Reconciling terms in OpenRefine
 

Following the reconciliation of the few thousand concepts that appear throughout Hellenistic Royal Coinages, OCRE, and CRRO, the lookup table between search term, Wikidata URI, and preferred label is loaded into SQLite, and I used FastAPI in Python to create an easy lookup mechanism that will convert pre-processed type descriptions into related concepts in JSON, which are then integrated into the NUDS records in Numishare. Once the concept keywords are in the NUDS record, then Numishare makes use of them to index preferred labels, alternative labels, and labels related to hierarchical parent concepts into Solr for search. 

FastAPI response that uses NLP to look up terms in SQLite table after reconcilation

In order to facilitate the most efficient indexing process possible, the alternative and hierarchical labels are also extracted via Wikidata SPARQL in an intermediary process and stored in SQLite and served via FastAPI. Wikidata has request limits based on time, so one could never index a collection as large as OCRE without pausing frequently to refrain from violating Wikidata's API policy.
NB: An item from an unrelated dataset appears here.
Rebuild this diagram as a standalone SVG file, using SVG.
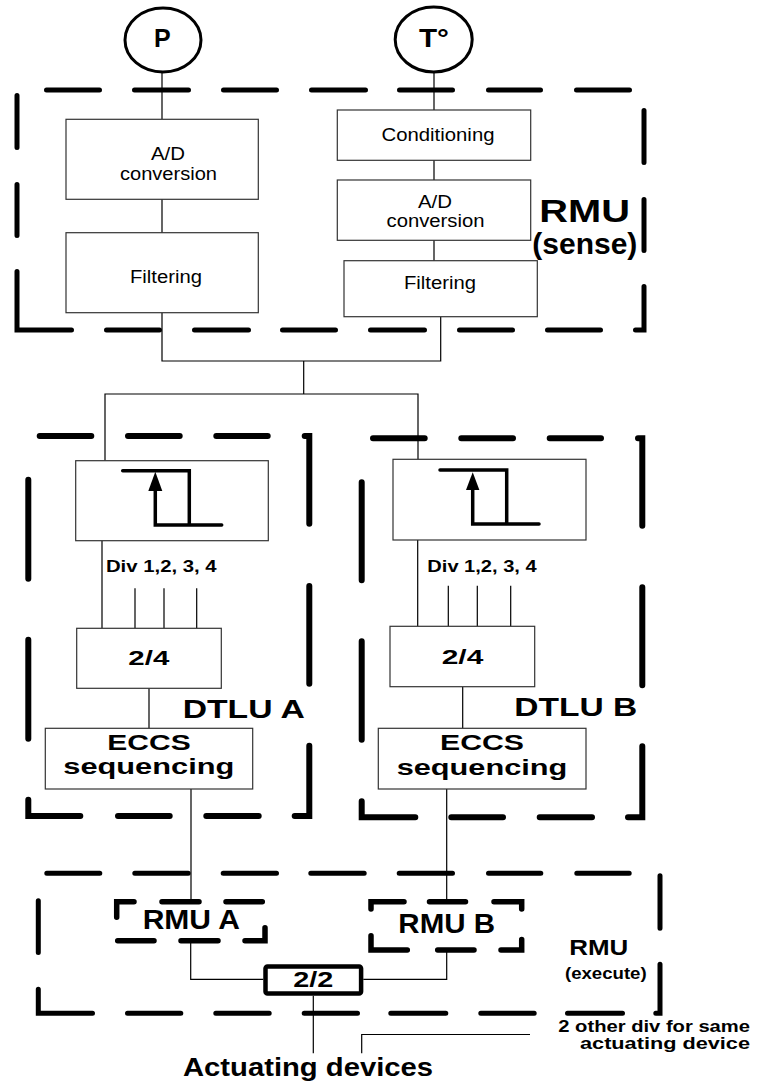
<svg xmlns="http://www.w3.org/2000/svg" width="763" height="1085" viewBox="0 0 763 1085">
<style>
text{font-family:"Liberation Sans",Arial,sans-serif;fill:#000}
.r{font-size:18px}
.b{font-weight:bold}
.box{fill:#fff;stroke:#333;stroke-width:1.2}
.ln{fill:none;stroke:#000;stroke-width:1.2}
.d5{fill:none;stroke:#000;stroke-width:5;stroke-linecap:round;stroke-linejoin:miter}
.d6{fill:none;stroke:#000;stroke-width:6;stroke-linecap:round;stroke-linejoin:miter}
.hy{fill:none;stroke:#000;stroke-width:3.5;stroke-linecap:round;stroke-linejoin:miter}
.circ{fill:#fff;stroke:#000;stroke-width:3}
</style>
<rect width="763" height="1085" fill="#fff"/>

<g id="connectors">
<path class="ln" d="M162,72 V119 M162,199 V233 M162,313 V361 H440.7 V317"/>
<path class="ln" d="M434,72 V110 M434,160 V180 M434,240 V261"/>
<path class="ln" d="M303.7,361 V394 M105,460.7 V394 H418 V459.3"/>
<path class="ln" d="M102,540.7 V628.3 M135,588.3 V628.3 M164,588.3 V628.3 M196.7,588.3 V628.3 M149,688.3 V728.3 M191,789 V901.7"/>
<path class="ln" d="M417.7,540 V626.3 M448.3,585.7 V626.3 M477.3,585.7 V626.3 M510.7,585.7 V626.3 M462.7,686.7 V728.3 M446.7,789 V901.7"/>
<path class="ln" d="M190.7,940.7 V979.3 H263.3 M363.3,979.3 H446.7 V950"/>
<path class="ln" d="M313.3,995.7 V1053.3 M361.7,1053.3 V1034.5 H530"/>
</g>

<g id="rmu-sense">
<path class="d5" d="M46.5,90H99.5M134.5,90H188.5M223.5,90H276.5M311.5,90H365.5M399.5,90H452.5M488.5,90H540.5M576.5,90H629.5
M644,110.5V162.5M644,199.5V250.5M644,286.5V330H635.5
M600.5,330H547.5M512.5,330H459.5M424.5,330H370.5M335.5,330H282.5M248.5,330H194.5M159.5,330H106.5
M71.5,330H17V271.5M17,235.5V184.5M17,147.5V95.5"/>
<text class="b" x="584.7" y="221.7" font-size="32" text-anchor="middle" textLength="90.7" lengthAdjust="spacingAndGlyphs">RMU</text>
<text class="b" x="584.8" y="254" font-size="29" text-anchor="middle" textLength="105" lengthAdjust="spacingAndGlyphs">(sense)</text>
</g>

<g id="sensor-p">
<ellipse class="circ" cx="163" cy="40" rx="38" ry="32"/>
<text class="b" x="162.3" y="47" font-size="25" text-anchor="middle">P</text>
</g>
<g id="sensor-t">
<ellipse class="circ" cx="433.7" cy="39.5" rx="38.5" ry="32.5"/>
<text class="b" x="434" y="47" font-size="25" text-anchor="middle" textLength="30" lengthAdjust="spacingAndGlyphs">T°</text>
</g>

<g id="p-ad">
<rect class="box" x="66" y="119.3" width="192.3" height="80"/>
<text class="r" x="168" y="160" text-anchor="middle" textLength="34" lengthAdjust="spacingAndGlyphs">A/D</text>
<text class="r" x="168.5" y="180" text-anchor="middle" textLength="97" lengthAdjust="spacingAndGlyphs">conversion</text>
</g>
<g id="p-filter">
<rect class="box" x="66" y="232.7" width="192.3" height="80"/>
<text class="r" x="166" y="283" text-anchor="middle" textLength="72" lengthAdjust="spacingAndGlyphs">Filtering</text>
</g>
<g id="t-cond">
<rect class="box" x="337.3" y="110" width="193.4" height="50.3"/>
<text class="r" x="438" y="141" text-anchor="middle" textLength="113" lengthAdjust="spacingAndGlyphs">Conditioning</text>
</g>
<g id="t-ad">
<rect class="box" x="337.3" y="180" width="193.4" height="60.3"/>
<text class="r" x="435" y="208" text-anchor="middle" textLength="34" lengthAdjust="spacingAndGlyphs">A/D</text>
<text class="r" x="435.5" y="227" text-anchor="middle" textLength="98" lengthAdjust="spacingAndGlyphs">conversion</text>
</g>
<g id="t-filter">
<rect class="box" x="344" y="260.7" width="193.3" height="56"/>
<text class="r" x="440" y="289" text-anchor="middle" textLength="72" lengthAdjust="spacingAndGlyphs">Filtering</text>
</g>

<g id="dtlu-a">
<path class="d6" d="M39.7,436H91.3M128,436H179.7M216.3,436H267.7M304.7,436H309.3V523.7
M309.3,586V683.7M309.3,745.7V816H294.7
M258.7,816H206.3M169.7,816H118M80.3,816H28.3V799.7
M28.3,738.7V639.7M28.3,578.7V479.7"/>
<text class="b" x="243.8" y="717.7" font-size="26" text-anchor="middle" textLength="122.3" lengthAdjust="spacingAndGlyphs">DTLU A</text>
</g>
<g id="hyst-a">
<rect class="box" x="75.7" y="460.7" width="192.6" height="80"/>
<path class="hy" d="M122.7,470.7H189.3V525M155.3,491V525H221.7"/>
<polygon points="155.3,471.7 148.3,491 162.3,491" fill="#000"/>
<text class="b" x="161.3" y="572.3" font-size="16" text-anchor="middle" textLength="110.7" lengthAdjust="spacingAndGlyphs">Div 1,2, 3, 4</text>
</g>
<g id="vote-a">
<rect class="box" x="76.7" y="628.3" width="144.6" height="60"/>
<text class="b" x="148.8" y="665" font-size="21" text-anchor="middle" textLength="41" lengthAdjust="spacingAndGlyphs">2/4</text>
</g>
<g id="eccs-a">
<rect class="box" x="45.3" y="728.3" width="207.4" height="60.7"/>
<text class="b" x="149" y="749.5" font-size="22" text-anchor="middle" textLength="83.3" lengthAdjust="spacingAndGlyphs">ECCS</text>
<text class="b" x="148.8" y="774" font-size="22" text-anchor="middle" textLength="171" lengthAdjust="spacingAndGlyphs">sequencing</text>
</g>

<g id="dtlu-b">
<path class="d6" d="M373,438.3H424.7M461.3,438.3H513M549.7,438.3H601M638,438.3H642.3V525.7
M642.3,587.3V685.3M642.3,746.3V817.3H628
M592,817.3H539.7M503,817.3H451.3M415.3,817.3H361.7V801.3
M361.7,739.7V641.3M361.7,580.3V482.3"/>
<text class="b" x="575.8" y="715.7" font-size="26" text-anchor="middle" textLength="123" lengthAdjust="spacingAndGlyphs">DTLU B</text>
</g>
<g id="hyst-b">
<rect class="box" x="393" y="459.3" width="193" height="80.7"/>
<path class="hy" d="M440,470H506.7V524M472.7,490V524H539"/>
<polygon points="472.7,472.3 466,490 479.4,490" fill="#000"/>
<text class="b" x="482" y="572.3" font-size="16" text-anchor="middle" textLength="109.4" lengthAdjust="spacingAndGlyphs">Div 1,2, 3, 4</text>
</g>
<g id="vote-b">
<rect class="box" x="390" y="626.3" width="144.7" height="60.4"/>
<text class="b" x="462.5" y="664.3" font-size="21" text-anchor="middle" textLength="41.6" lengthAdjust="spacingAndGlyphs">2/4</text>
</g>
<g id="eccs-b">
<rect class="box" x="378.3" y="728.3" width="207.7" height="60.7"/>
<text class="b" x="482" y="750" font-size="22" text-anchor="middle" textLength="84" lengthAdjust="spacingAndGlyphs">ECCS</text>
<text class="b" x="482" y="774.5" font-size="22" text-anchor="middle" textLength="170.7" lengthAdjust="spacingAndGlyphs">sequencing</text>
</g>

<g id="rmu-execute">
<path class="d5" d="M46.8,873.3H99.8M134.8,873.3H188.2M223.2,873.3H276.5M310.8,873.3H364.2M399.2,873.3H452.5M488.5,873.3H540.8M576.8,873.3H629.2
M660,875.8V928.2M660,964.2V1013.3H655.8
M622.5,1013.3H567.5M534.2,1013.3H480.8M445.8,1013.3H390.8M357.5,1013.3H304.2M269.2,1013.3H215.8M180.8,1013.3H127.5
M92.5,1013.3H38.3V989.2M38.3,952.5V900.8"/>
<text class="b" x="598.8" y="955" font-size="22" text-anchor="middle" textLength="59" lengthAdjust="spacingAndGlyphs">RMU</text>
<text class="b" x="605.8" y="979.3" font-size="16" text-anchor="middle" textLength="81.7" lengthAdjust="spacingAndGlyphs">(execute)</text>
</g>
<g id="rmu-a">
<path class="d5" style="stroke-width:5.5" d="M116.7,917.2V901.7H134M162,901.7H199M226,901.7H262.3
M265,927.7V940.7H245M218,940.7H181M154,940.7H117.7"/>
<text class="b" x="191.3" y="929.3" font-size="27" text-anchor="middle" textLength="97.3" lengthAdjust="spacingAndGlyphs">RMU A</text>
</g>
<g id="rmu-b">
<path class="d5" style="stroke-width:5.5" d="M371,909V901.7H404M429.5,901.7H465.5M494,901.7H521.7V909
M521.7,939.5V950H501M474,950H437.7M407.3,950H371V935.7"/>
<text class="b" x="446.7" y="933.3" font-size="28" text-anchor="middle" textLength="96.7" lengthAdjust="spacingAndGlyphs">RMU B</text>
</g>
<g id="vote-2-2">
<rect x="265.5" y="966.5" width="95.6" height="27" rx="2" fill="#fff" stroke="#000" stroke-width="4.5"/>
<text class="b" x="313.3" y="986.7" font-size="22" text-anchor="middle" textLength="40" lengthAdjust="spacingAndGlyphs">2/2</text>
</g>
<g id="actuating">
<text class="b" x="308" y="1076" font-size="25" text-anchor="middle" textLength="250" lengthAdjust="spacingAndGlyphs">Actuating devices</text>
</g>
<g id="other-div">
<text class="b" x="750" y="1031.7" font-size="16" text-anchor="end" textLength="191.7" lengthAdjust="spacingAndGlyphs">2 other div for same</text>
<text class="b" x="750" y="1049.3" font-size="16" text-anchor="end" textLength="170" lengthAdjust="spacingAndGlyphs">actuating device</text>
</g>
</svg>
Wikidata SPARQL query extracting labels and hierarchical labels for concepts

Technical Workflow Summary

The technical workflow is thus summarized as follows:

  1. Parse descriptions, extract iconographic concepts (Python: NLTK)
  2. Reconcile concepts to a controlled vocabulary system, Wikidata.org (OpenRefine)
  3. Extract alternative labels and hierarchical labels from Wikidata (Python/SPARQL)
    1. "snake" = "serpent"
    2. "snake" is a type of "reptile" which is a type of "animal" etc.
  4. Create a fast lookup mechanism for integration into the web (Python: FastAPI)
  5. Index terms for improved search (Numishare) 

This workflow was repeated for each ANS type corpus following the developing of the prototype on the relatively small and well-curated Coinage of the Roman Republic Online.

Results

Following the implementation of NLP into the indexing workflow, there are now more than 700 results for "serpent" or "snake" in OCRE. Either term yields the same results, as expected. There are more than 4,500 results for "architecture" since altars, gates, arches, and temples are all classified as architecture in Wikidata. This is a dramatic improvement in searchability, but it is certainly not perfect yet (although perfection is not really achievable). There are some limitations, illustrated below:

  • Applies to typology databases (currently), not MANTIS
  • Depends upon detailed textual descriptions, not images
  • Wikidata labels and hierarchical structure may be inconsistent or incomplete
  • LLM may be more intuitive, but the cost overhead is prohibitive, particularly in real-time. 

Although the results of this work do not apply to all of MANTIS yet, the connection of tens of thousands of coins in the ANS collection to coin type URIs makes it possible to extract the iconographic concepts from the NUDS data in OCRE and other projects for indexing in MANTIS under the same process. After updating the indexing code in Numishare and reindexing all of the ANS' coins from CRRO, the number of coins grew from 123 to 350 when searching for "architecture," since more than 200 Roman Republican coins in the ANS collection link to the 29 types featuring some kind of architecture. The original 123 results in MANTIS included the word "architecture" explicitly in the type description or elsewhere in the record.

Search of HRC for "animals", including eagles, elephants, horses, etc.
 

After the conclusion of the indexing of ANS coins connected to type URIs, we will implement NLP on descriptions department by department, although the results of this work may take some time to vet, for lack of staffing in other departments.

Nevertheless, this is an enormous enhancement in the searchability of our numismatic collections, and the code is reusable by other projects, whether they are numismatic in nature or not. The instructions for deploying the services and processing data have not yet been fully documented in the Github repository

On January 23, I presented an ANS Longtable about this work. The slides have been uploaded to Zenodo, and the recording should be available on YouTube in the near future.